## [PROMPT]
Pick every line from the data that holds the word "this".

## [DATASET ROWS]
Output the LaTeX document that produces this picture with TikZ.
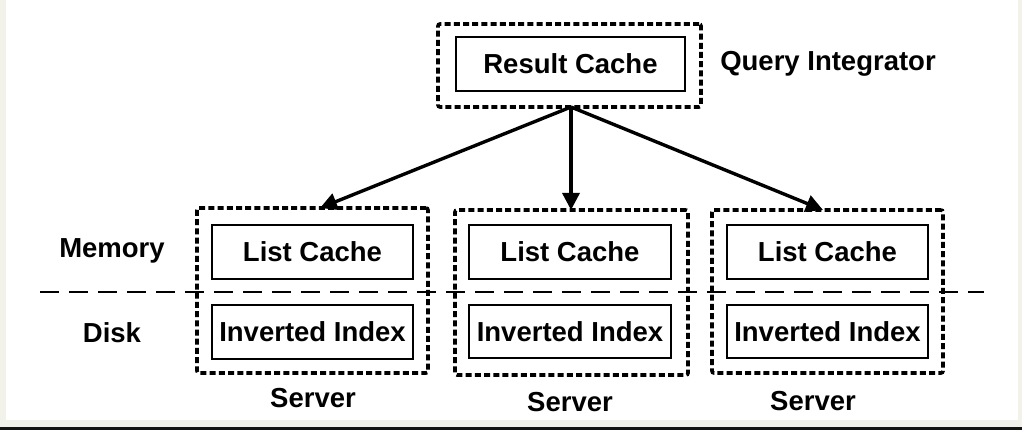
\documentclass[tikz,border=0pt]{standalone}
\usepackage{fontspec}
\setmainfont{Liberation Sans}
\usetikzlibrary{arrows.meta}
\definecolor{framebeige}{HTML}{F2F1EA}
\definecolor{barblack}{HTML}{141414}
\begin{document}
\begin{tikzpicture}[x=1pt,y=-1pt,
  lbl/.style={font=\fontsize{27.5}{30}\selectfont\bfseries, inner sep=0pt},
  solidbox/.style={draw, line width=2.5pt, inner sep=0pt, font=\fontsize{27.5}{30}\selectfont\bfseries},
  dotbox/.style={draw, line width=3.6pt, dash pattern=on 6pt off 3.2pt, inner sep=0pt, rounded corners=2pt},
  arr/.style={line width=3.4pt, -{Triangle[length=17pt,width=17pt]}},
  sep/.style={line width=2.2pt, dash pattern=on 19pt off 10pt}
]
% background and frame
\fill[framebeige] (0,0) rectangle (1022,430);
\fill[white] (6,0) rectangle (1018,420);
\fill[barblack] (0,426.5) rectangle (1022,430);
\useasboundingbox (0,0) rectangle (1022,430);

% separator line
\coordinate (sepL) at (40,292);
\coordinate (sepR) at (984,292);
\draw[sep] (sepL) -- (sepR);

% Query integrator
\node[dotbox, minimum width=263pt, minimum height=83pt] (rcouter) at (569.5,65.5) {};
\node[solidbox, minimum width=229pt, minimum height=54pt] (rc) at (570.5,64) {Result Cache};
\node[lbl] (qi) at (828,64) {Query Integrator};

% Server 1
\node[dotbox, minimum width=231pt, minimum height=165pt] (s1) at (312.5,290.5) {};
\node[solidbox, minimum width=201pt, minimum height=54pt] (lc1) at (312.5,252) {List Cache};
\node[solidbox, minimum width=201pt, minimum height=54pt] (ii1) at (312.5,332) {Inverted Index};
\node[lbl] (sv1) at (313,398) {Server};

% Server 2
\node[dotbox, minimum width=233pt, minimum height=165pt] (s2) at (571.5,292.5) {};
\node[solidbox, minimum width=202pt, minimum height=54pt] (lc2) at (570,252) {List Cache};
\node[solidbox, minimum width=202pt, minimum height=53pt] (ii2) at (570,331.5) {Inverted Index};
\node[lbl] (sv2) at (570,402) {Server};

% Server 3
\node[dotbox, minimum width=231pt, minimum height=163pt] (s3) at (827.5,291.5) {};
\node[solidbox, minimum width=201pt, minimum height=54pt] (lc3) at (827.5,252) {List Cache};
\node[solidbox, minimum width=201pt, minimum height=53pt] (ii3) at (827.5,331.5) {Inverted Index};
\node[lbl] (sv3) at (813,401) {Server};

% Memory / Disk labels
\node[lbl] (mem) at (112,251) {Memory};
\node[lbl] (disk) at (112,333) {Disk};

% arrows
\coordinate (src) at (571,107);
\coordinate (t1) at (320,208);
\coordinate (t2) at (571,210);
\coordinate (t3) at (823,210);
\draw[arr] (src) -- (t1);
\draw[arr] (src) -- (t2);
\draw[arr] (src) -- (t3);
\end{tikzpicture}
\end{document}
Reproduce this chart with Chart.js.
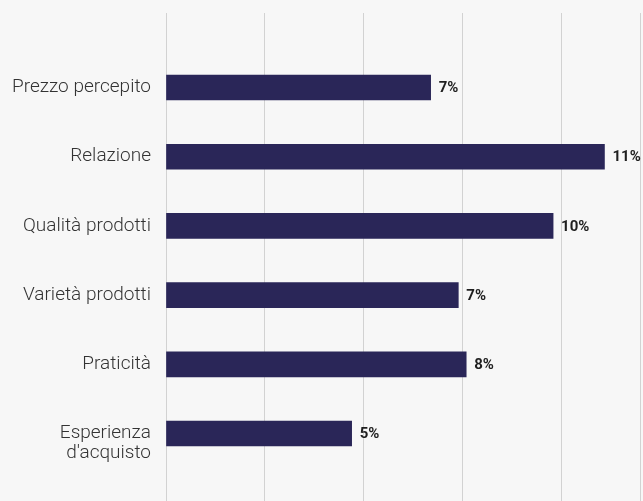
<!DOCTYPE html>
<html lang="it">
<head>
<meta charset="utf-8">
<title>Motivi di scelta</title>
<script src="https://cdn.jsdelivr.net/npm/chart.js"></script>
<style>
  html, body { margin: 0; padding: 0; background: #f7f7f7; }
  #wrap { width: 643px; height: 501px; position: relative; }
</style>
</head>
<body>
<div id="wrap"><canvas id="motivi"></canvas></div>
<script>
const categorie = [
  "Prezzo percepito",
  "Relazione",
  "Qualità prodotti",
  "Varietà prodotti",
  "Praticità",
  ["", "Esperienza", "d'acquisto"], // leading blank line drops the two-line label a little
];
const percentuali = [6.7, 11.1, 9.8, 7.4, 7.6, 4.7];

// bars sit on a linear y scale (index per category) so the grid can run past them
const punti = percentuali.map((v, i) => ({ x: v, y: i }));

const etichetteValori = {
  id: "etichetteValori",
  afterDatasetsDraw(chart) {
    const ctx = chart.ctx;
    const meta = chart.getDatasetMeta(0);
    ctx.save();
    ctx.font = "bold 15px Roboto";
    ctx.fillStyle = "#1f1f1f";
    ctx.textAlign = "left";
    ctx.textBaseline = "middle";
    meta.data.forEach((bar, i) => {
      ctx.fillText(Math.round(percentuali[i]) + "%", bar.x + 8, bar.y + 1);
    });
    ctx.restore();
  },
};

let config = {
  type: "bar",
  data: {
    datasets: [
      {
        data: punti,
        backgroundColor: "#2a2658",
        barThickness: 25,
      },
    ],
  },
  options: {
    indexAxis: "y",
    responsive: true,
    maintainAspectRatio: false,
    animation: false,
    layout: { padding: { top: 13, right: 3, left: 0, bottom: 0 } },
    plugins: {
      legend: { display: false },
      tooltip: { enabled: false },
    },
    scales: {
      x: {
        type: "linear",
        bounds: "data",
        min: 0,
        max: 12,
        border: { display: false },
        grid: { color: "#d2d2d2", lineWidth: 1, drawTicks: false },
        ticks: { display: false, stepSize: 2.5, includeBounds: false },
      },
      y: {
        type: "linear",
        bounds: "data",
        offset: false,
        reverse: true,
        min: -1.077,
        max: 5.975,
        border: { display: false },
        grid: { display: false, drawTicks: false, offset: false },
        ticks: {
          autoSkip: false,
          padding: 15,
          color: "#333333",
          font: { family: "Roboto", size: 19, weight: 300, lineHeight: 1.05 },
          callback: (v) => categorie[v] || "",
        },
        // one tick per category index
        afterBuildTicks(scale) {
          scale.ticks = categorie.map((c, i) => ({ value: i }));
        },
        afterFit(scale) {
          scale.width = 166;
          scale.paddingTop = 0;
          scale.paddingBottom = 0;
        },
      },
    },
  },
  plugins: [etichetteValori],
};

let grafico = new Chart(document.getElementById("motivi").getContext("2d"), config);
</script>
</body>
</html>
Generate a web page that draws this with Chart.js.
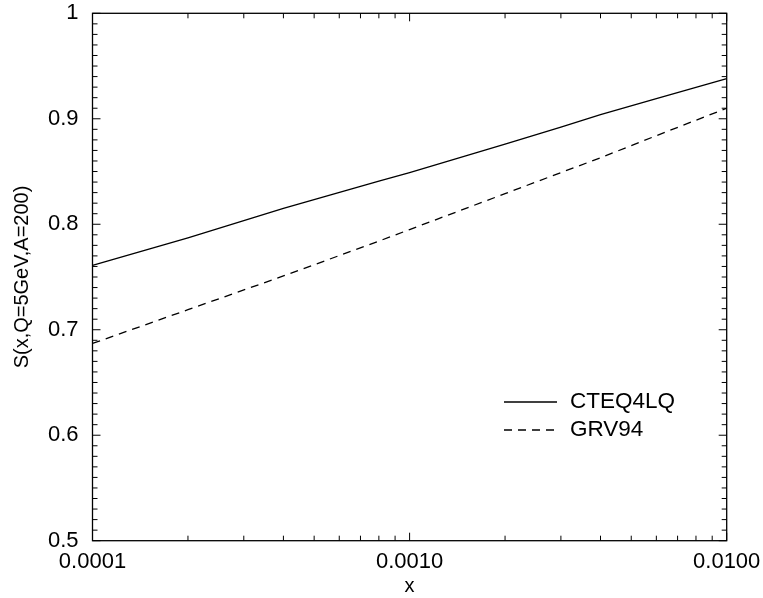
<!DOCTYPE html>
<html>
<head>
<meta charset="utf-8">
<script src="https://cdn.jsdelivr.net/npm/chart.js@4.4.1/dist/chart.umd.min.js"></script>
<style>
  html, body { margin: 0; padding: 0; background: #fff; }
  #box { width: 763px; height: 598px; }
</style>
</head>
<body>
<div id="box"><canvas id="grafico" width="763" height="598"></canvas></div>
<script>
// valores
const xValues = [0.0001, 0.0002, 0.0004, 0.0008, 0.001, 0.002, 0.003, 0.004, 0.006, 0.01];
const cteq4lq = [0.761, 0.787, 0.815, 0.841, 0.849, 0.876, 0.892, 0.904, 0.919, 0.938];
const grv94 = [0.687, 0.719, 0.751, 0.784, 0.795, 0.829, 0.849, 0.863, 0.884, 0.910];
const xTicks = [0.0001, 0.001, 0.01];
const yTicks = [0.5, 0.6, 0.7, 0.8, 0.9, 1];
const seriesNames = ['CTEQ4LQ', 'GRV94'];

const fonte = '"Liberation Sans", Arial, sans-serif';

function pontos(ys) {
    return xValues.map((x, i) => ({ x: x, y: ys[i] }));
}

// ticks para dentro nos quatro lados + legenda dentro da área
const moldura = {
    id: 'moldura',
    afterDraw(chart) {
        const ctx = chart.ctx;
        const a = chart.chartArea;
        const xs = chart.scales.x, ys = chart.scales.y;
        ctx.save();
        ctx.strokeStyle = '#000';
        ctx.lineWidth = 1.3;
        ctx.strokeRect(a.left, a.top, a.right - a.left, a.bottom - a.top);

        ctx.lineWidth = 1;
        ctx.beginPath();
        for (let i = 50; i <= 100; i++) {
            const py = ys.getPixelForValue(i / 100);
            const len = (i % 10 === 0) ? 8 : 5;
            ctx.moveTo(a.left, py); ctx.lineTo(a.left + len, py);
            ctx.moveTo(a.right, py); ctx.lineTo(a.right - len, py);
        }
        for (let e = -4; e <= -2; e++) {
            for (let k = 1; k <= 9; k++) {
                const v = k * Math.pow(10, e);
                if (v > 0.0100001) break;
                const px = xs.getPixelForValue(v);
                const len = (k === 1) ? 8 : 5;
                ctx.moveTo(px, a.bottom); ctx.lineTo(px, a.bottom - len);
                ctx.moveTo(px, a.top); ctx.lineTo(px, a.top + len);
            }
        }
        ctx.stroke();

        // legenda
        const lx = 504, ly = 402, gap = 28;
        chart.data.datasets.forEach((ds, i) => {
            const y = ly + i * gap;
            ctx.beginPath();
            ctx.lineWidth = ds.borderWidth;
            ctx.setLineDash(ds.borderDash || []);
            ctx.moveTo(lx, y); ctx.lineTo(lx + 53, y);
            ctx.stroke();
            ctx.setLineDash([]);
            ctx.fillStyle = '#000';
            ctx.font = '22.5px ' + fonte;
            ctx.textAlign = 'left';
            ctx.textBaseline = 'middle';
            ctx.fillText(ds.label, lx + 66, y);
        });
        ctx.restore();
    }
};

new Chart(document.getElementById('grafico'), {
    type: 'scatter',
    data: {
        datasets: [{
            label: seriesNames[0],
            data: pontos(cteq4lq),
            showLine: true,
            borderColor: '#000',
            borderWidth: 1.3,
            pointRadius: 0,
            fill: false
        }, {
            label: seriesNames[1],
            data: pontos(grv94),
            showLine: true,
            borderColor: '#000',
            borderWidth: 1.3,
            borderDash: [8, 6],
            pointRadius: 0,
            fill: false
        }]
    },
    options: {
        responsive: false,
        animation: false,
        layout: { padding: { top: 13.3, right: 36.3, left: 0, bottom: 0 } },
        plugins: {
            legend: { display: false },
            tooltip: { enabled: false }
        },
        scales: {
            x: {
                type: 'logarithmic',
                min: 0.0001,
                max: 0.01,
                afterBuildTicks: (s) => { s.ticks = xTicks.map(v => ({ value: v })); },
                afterFit: (s) => { s.height = 57.3; s.paddingLeft = 0; s.paddingRight = 0; },
                grid: { display: false, drawTicks: false },
                border: { display: false },
                ticks: {
                    autoSkip: false,
                    maxRotation: 0,
                    padding: 8,
                    color: '#000',
                    font: { family: fonte, size: 22 },
                    callback: (v) => Number(v).toFixed(4)
                },
                title: {
                    display: true,
                    text: 'x',
                    color: '#000',
                    padding: { top: 0, bottom: 0 },
                    font: { family: fonte, size: 20 }
                }
            },
            y: {
                min: 0.5,
                max: 1,
                afterBuildTicks: (s) => { s.ticks = yTicks.map(v => ({ value: v })); },
                afterFit: (s) => { s.width = 92.5; s.paddingTop = 0; s.paddingBottom = 0; },
                grid: { display: false, drawTicks: false },
                border: { display: false },
                ticks: {
                    autoSkip: false,
                    padding: 14,
                    color: '#000',
                    font: { family: fonte, size: 22 },
                    callback: (v) => String(+Number(v).toFixed(1))
                },
                title: {
                    display: true,
                    text: 'S(x,Q=5GeV,A=200)',
                    color: '#000',
                    padding: { top: 10, bottom: 0 },
                    font: { family: fonte, size: 20 }
                }
            }
        }
    },
    plugins: [moldura]
});
</script>
</body>
</html>
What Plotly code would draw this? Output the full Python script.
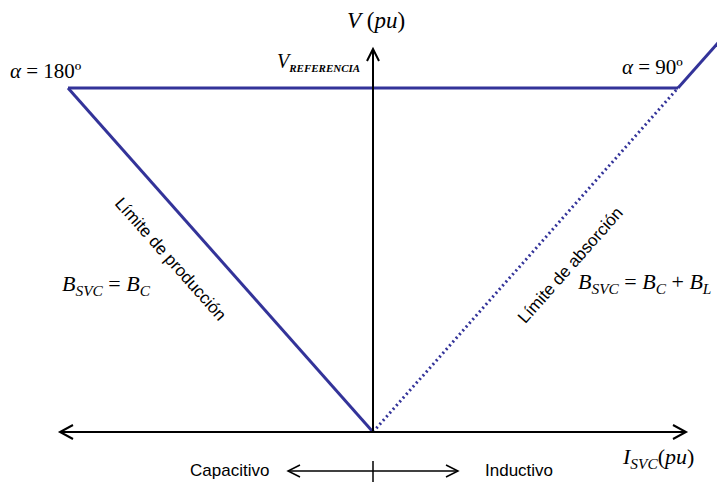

## [SOLUTION TO THE EXERCISE]
Output the LaTeX document that produces this picture with TikZ.
Reproduce this chart with Chart.js.
Generate a web page that draws this with Chart.js.
What Plotly code would draw this? Output the full Python script.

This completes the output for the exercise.